Claudio Magris su Fb a sua insaputa: “Difendo mio diritto a disabilità digitale”

di redazione Blitz
Pubblicato il 6 Febbraio 2014 - 10:28 OLTRE 6 MESI FA
Claudio Magris su Fb a sua insaputa: "Difendo mio diritto a disabilità digitale"

Claudio Magris su Fb a sua insaputa: “Difendo mio diritto a disabilità digitale”

ROMA – Claudio Magris, scrittore ex senatore e oggetto d’esame alla maturità 2013, di Facebook e della Rete non ne vuole proprio sapere. Per questo, quando ha scoperto di essere anche lui iscritto “a sua insaputa” sul social network, ha scritto in prima pagina sul Corriere della Sera che lui “non ci sta”, difendendo il suo diritto non solo all’invisibilità, ma alla “disabilità digitale”.

In sua difesa Magris invoca l’articolo 20, comma 2, della Costituzione italiana che sancisce il sacrosanto diritto di non partecipare, ovvero di prendere o meno parte a una qualsivoglia associazione. Diritto, spiega Magris, nato all’indomani del ventennio fascista, per tutelare i cittadini dalla omnipervasività del Partito Unico. Ma che ben si adatta ugualmente a quel “partito invisibile” che si nasconde dietro gli strumenti della socializzazione 2.0. Scrive Magris:

Quell’articolo della Costituzione è oggi più che mai valido, per tutt’altre ragioni; è uno scudo che protegge da pericoli e aggressioni diverse. Viviamo in una eclatante contraddizione. Da un lato si rivendica, in ogni campo, il valore della diversità, si riconoscono diritti e pari dignità a categorie e a culture prima ignote o conculcate.

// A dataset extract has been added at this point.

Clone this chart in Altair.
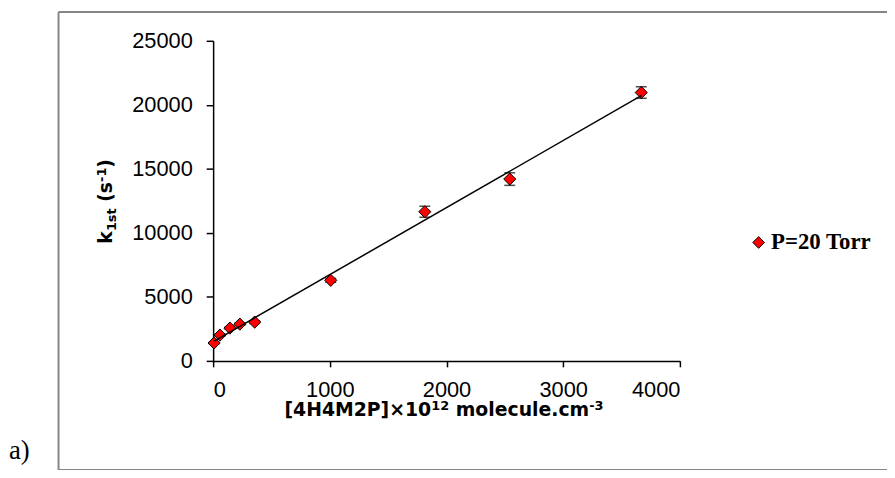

Dall’altro si impongono, esplicitamente o subliminalmente, comportamenti, gusti, abitudini eguali per tutti e obbligatori per tutti.

Lo scrittore rivendica il proprio diritto alla disabilità digitale per non cadere nella trappola omologante del Partito Invisibile:

Tutti devono leggere gli stessi libri, discutere gli stessi problemi, partecipare agli stessi eventi. Chi non lo fa, è un asociale che va ricondotto alla norma anche contro la sua volontà, un clochard che viene obbligato a indossare lo smoking.

Ne ho avuta esperienza diretta scoprendo di essermi iscritto a Facebook, cosa che non ho fatto né mai avuto intenzione di fare, anche perché non so usare gli strumenti dell’universo digitale, le mie dita sono in tal senso atrofizzate come quelle di un esploratore polare assiderato. Pure quella notizia, cui da solo non avrei potuto accedere, mi è stata comunicata da qualcuno che invece fa parte di quel mondo.

Non ho nulla di cui lamentarmi; non c’è stato alcun uso scorretto di quella falsificazione, nessun cattivo scherzo. Forse chi l’ha fatto pensava di farmi un regalo, come si regala un abbonamento alla stagione lirica. Anche in questo caso, tuttavia, sarebbe bene informarsi se il beneficiario è un amante dell’opera o del rap. Ma credo si sia trattato di un richiamo all’ordine, di un’iscrizione d’ufficio di qualcuno colpevolmente riluttante al dovere di prendere la tessera.

Rivendico il diritto alla mia disabilità digitale; i problemi che essa può crearmi nel mio lavoro sono fatti miei, e non ho bisogno di generosi soccorritori simili a quei boyscout della barzelletta che aiutano una vecchietta ad attraversare la strada, anche se la vecchietta non aveva alcuna intenzione di attraversarla.

E chiede di distribuire a tutti copie dell’articolo 20 della Costituzione, perché

C’è un Partito Invisibile che vorrebbe far indossare a tutti la stessa camicia, come un tempo la camicia nera, e lo fa in modo subdolo e insidioso. Forse il meccanismo del mondo è essenzialmente un congegno escogitato per impedire alla gente di andare a spasso, così, senza meta, come i cani per le strade di Parigi nel vecchio film di Tati, Mon oncle – un cammino più dignitoso e più libero di ogni marcia.